- Volume 4 of the Baito-kun manga.

バイトくん
- Genre: Humor
- Written by: Hisaichi Ishii
- Published by: Futabasha
- Magazine: Play Guide Journal
- Original run: 1972 – 2009
- Volumes: 10

= Baito-kun =

Japanese manga series

 (バイトくん, Baito-kun) is a yonkoma manga by Hisaichi Ishii serialized in the Kansai area information magazine Play Guide Journal (プレイガイドジャーナル, Purei Gaido Jānaru) beginning in 1972. This was Ishii's debut professional work. In addition to being a long-running series in the magazine, many of the characters from Ishii's later series first made their appearances in this series.

==Summary==
The story takes place at the fictional Higashi Yodogawa University, though it is modeled on Ishii's alma mater Kansai University. The main characters are poor students living at a boarding house (Nakano-sō), and follows their experiences at and as they travel to and from home, work, and school, covering everyday experiences.

==Characters==
===Main===
- Haruhiko Kikuchi (菊池久彦, Kikuchi Haruhiko)
Kikuchi is one of the Three Idiots, and generally the main character. He has a long torso, is a little chubby, has small eyes, and blonde hair.
- Kubo (久保)
One of the Three Idiots. He is the skinny guy with glasses. He became friends with Kikuchi while on a summer trip during high school. He doesn't participate in the activities of the Yasu Gesyuku kyōtō Kaigi (An-Kyōtō).
- Suzuki (鈴木)
One of the Three Idiots and leader of the Yasu Gesyuku kyōtō Kaigi, a student movement.

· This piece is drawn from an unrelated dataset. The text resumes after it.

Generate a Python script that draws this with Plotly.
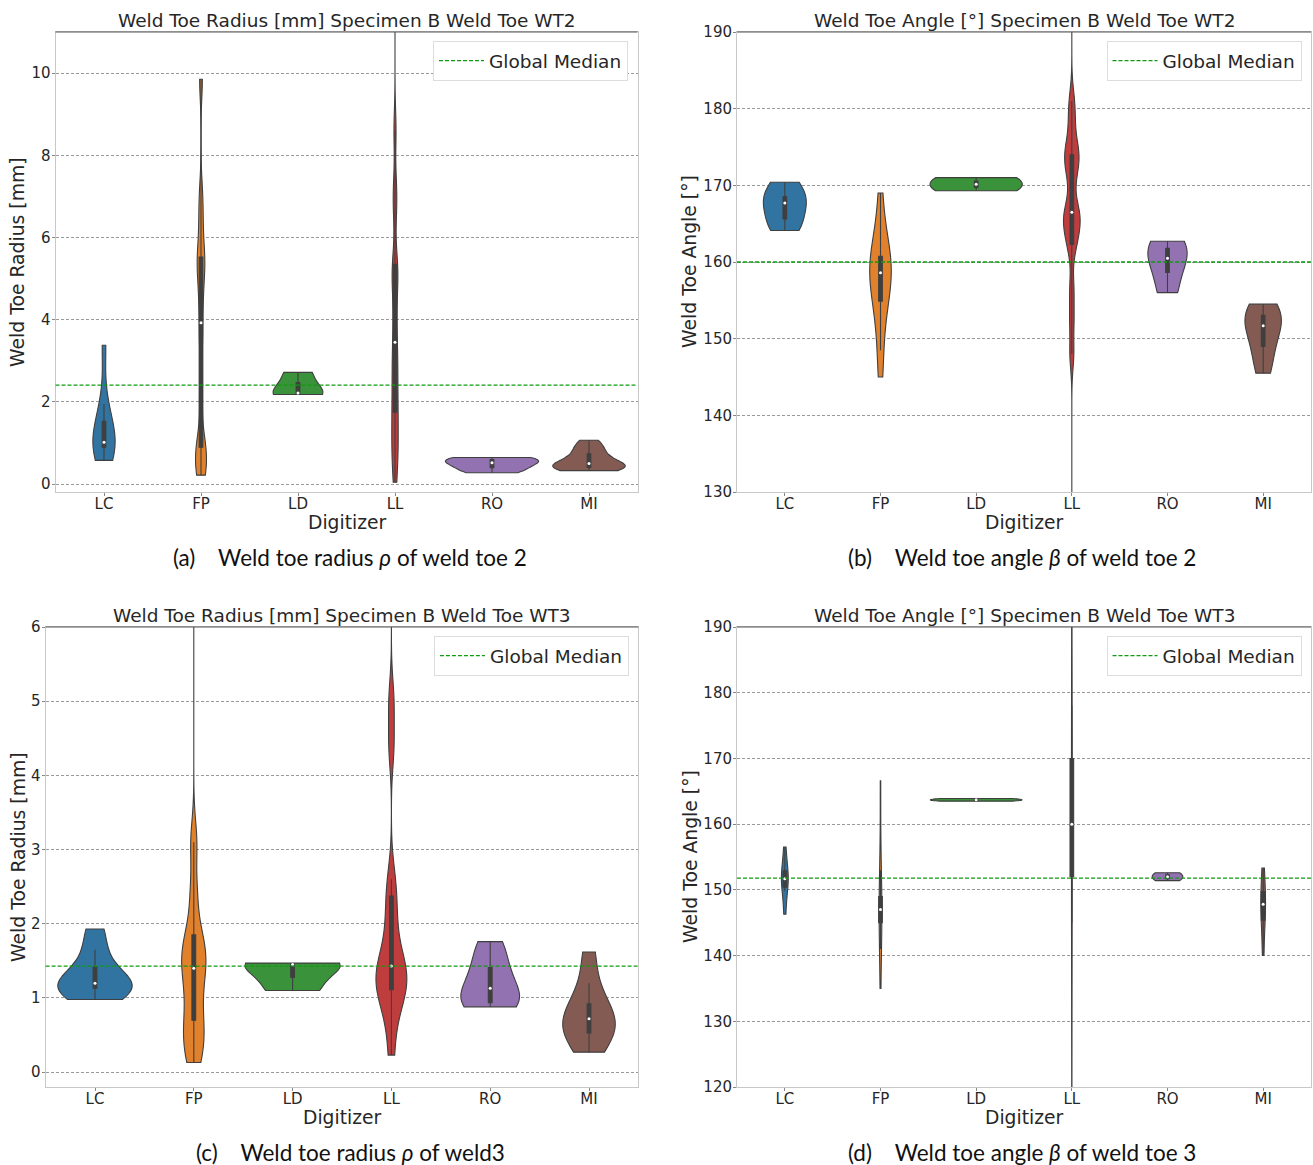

===Other residents of Nakano-shō===
- Yamada (山田)
One of the residents. He's pretty rich, but very stingy. His personality and face changes slightly depending on the story/episode.
- Manager (管理人, Kanrinin)
The manager of the boarding house. She is a middle-aged woman. Her face changes slightly in each story/episode.

===Other university people===
- Tomotoshi Tanabe (田辺留年, Tanabe Tomotoshi)
A 38-year-old student at the university. Because he's been in the same year in school for so long, he's acquired the nickname The Mysterious Man of Higashi Yodogawa University (東淀川大学のヌエ, Higashi Yodogawa Daigaku no Nue). He's also known by the more common "senpai" (meaning "upperclassman"). He's somewhat depressed at his inability to graduate.

===Others===
- Miyake (三宅)
Kikuchi's girlfriend. She appears to be exactly the same character as Miyake in Non-Career Woman, another manga by Ishii.
- Majin (魔人)
A mysterious person from an unknown place who appears in the series.